An Introduction to Impossible Futures and the Ethics of Hopelessness
DOI:
https://doi.org/10.63934/3ndtkf82Keywords:
impossible futures, decolonizing futures, pluriversal futures, Black Liberation Theology, ethics of hopelessnessAbstract
We live in a world of many worlds—the pluriverse. In each world, concepts and ideas have different experiences and definitions, including futures, possibility, and hope. In a Eurocentric, Western world, design and futures practices are built on the ethics of hope, agency, and possibility. However, there are other worlds with different realities. We introduce you to the world of Black Liberation, an existence caught between the now and not yet. For many Afro-descendant people, their reality does not include hope. Their world is full of hopelessness. This pluriversal understanding explains why many White futures methods and practices do not work for underutilized communities, especially communities of oppressed peoples. White futurists often create futures that community members do not want or own.

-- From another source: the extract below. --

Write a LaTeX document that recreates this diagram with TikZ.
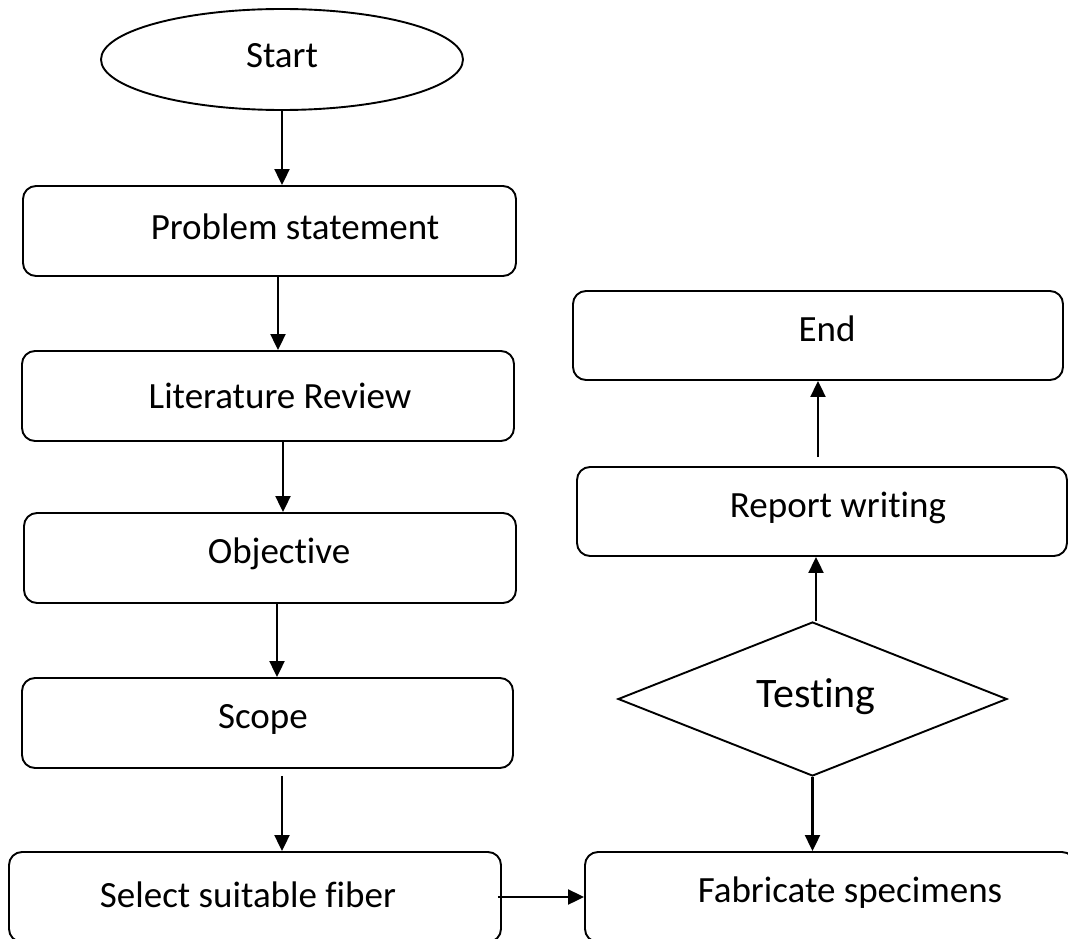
\documentclass[tikz,border=0pt]{standalone}
\usepackage{fontspec}
\setmainfont{Carlito}[Ligatures=NoCommon]
\usetikzlibrary{shapes.geometric,arrows.meta}

\tikzset{
  shapeline/.style={draw=black, line width=1.9pt},
  stepbox/.style={shapeline, rectangle, rounded corners=13pt, inner sep=0pt},
  startshape/.style={shapeline, ellipse, inner sep=0pt},
  decision/.style={shapeline, diamond, inner sep=0pt},
  txt/.style={font=\fontsize{37}{44}\selectfont, anchor=base, inner sep=0pt},
  bigtxt/.style={font=\fontsize{42}{50}\selectfont, anchor=base, inner sep=0pt},
  arr/.style={line width=2.1pt, -{Triangle[length=16pt,width=15pt]}}
}

\begin{document}
\begin{tikzpicture}[x=1pt, y=-1pt]
  \useasboundingbox (0,0) rectangle (1068,939);
  \clip (0,0) rectangle (1068,939);

  % left column of steps
  \node[startshape, minimum width=362pt, minimum height=101pt] (start) at (282,59.5) {};
  \node[stepbox, minimum width=493pt, minimum height=90pt] (prob)   at (269.5,231) {};
  \node[stepbox, minimum width=492pt, minimum height=90pt] (lit)    at (268,396) {};
  \node[stepbox, minimum width=492pt, minimum height=90pt] (obj)    at (270,558) {};
  \node[stepbox, minimum width=491pt, minimum height=90pt] (scope)  at (267.5,723) {};
  \node[stepbox, minimum width=492pt, minimum height=90pt] (select) at (255,897) {};

  % right column of steps
  \node[stepbox, minimum width=490pt, minimum height=90pt] (fab)    at (830,897) {};
  \node[decision, minimum width=389pt, minimum height=154pt] (test) at (812.5,699) {};
  \node[stepbox, minimum width=490pt, minimum height=89pt] (report) at (822,511.5) {};
  \node[stepbox, minimum width=490pt, minimum height=89pt] (end)    at (818,335.5) {};

  % labels
  \node[txt] (tstart)  at (282,68)  {Start};
  \node[txt] (tprob)   at (295,239) {Problem statement};
  \node[txt] (tlit)    at (280,408) {Literature Review};
  \node[txt] (tobj)    at (279,563) {Objective};
  \node[txt] (tscope)  at (263,728) {Scope};
  \node[txt] (tselect) at (248,907) {Select suitable fiber};
  \node[txt] (tfab)    at (850,902) {Fabricate specimens};
  \node[bigtxt] (ttest) at (816,707) {Testing};
  \node[txt] (treport) at (838,517) {Report writing};
  \node[txt] (tend)    at (827,341) {End};

  % connectors
  \draw[arr] (start.south) -- (start.south |- prob.north);
  \draw[arr] ([xshift=8.5pt]prob.south) -- ([xshift=8.5pt]prob.south |- lit.north);
  \draw[arr] ([xshift=15pt]lit.south) -- ([xshift=15pt]lit.south |- obj.north);
  \draw[arr] ([xshift=7pt]obj.south) -- ([xshift=7pt]obj.south |- scope.north);
  \draw[arr] ([xshift=14.5pt,yshift=-7pt]scope.south) -- ([xshift=14.5pt]scope.south |- select.north);
  \draw[arr] ([xshift=-4pt]select.east) -- (select.east -| fab.west);
  \draw[arr] (test.south) -- (test.south |- fab.north);
  \draw[arr] ([xshift=3.5pt]test.north) -- ([xshift=3.5pt]test.north |- report.south);
  \draw[arr] ([yshift=9pt]report.north -| end.south) -- (end.south);
\end{tikzpicture}
\end{document}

Paradoxically, in the community of hopelessness, Afro-descendant people have found an ethic with which they still move forward, not based on hope in possibility but on hopelessness in impossibility. This hopeless, impossible futures practice is infused with a blues sensibility, a jazz spirituality, and a spirituals rituality. Impossibility and hopelessness are not euphemisms, fleeting states, or conditions of inadequate vision. We truly mean impossible, hopeless. Impossible futures is an inclusive practice which specifically uses an ethics of hopelessness. With an ethic of hopelessness all community members—the hopeful, the hope indifferent, the hopeless—are invited in and can flourish together without hope of achieving impossible futures, yet moving toward them. Rather than a goal to be achieved, Black liberation, based on the ethics of hopelessness, is a way of being, being regardless of hope.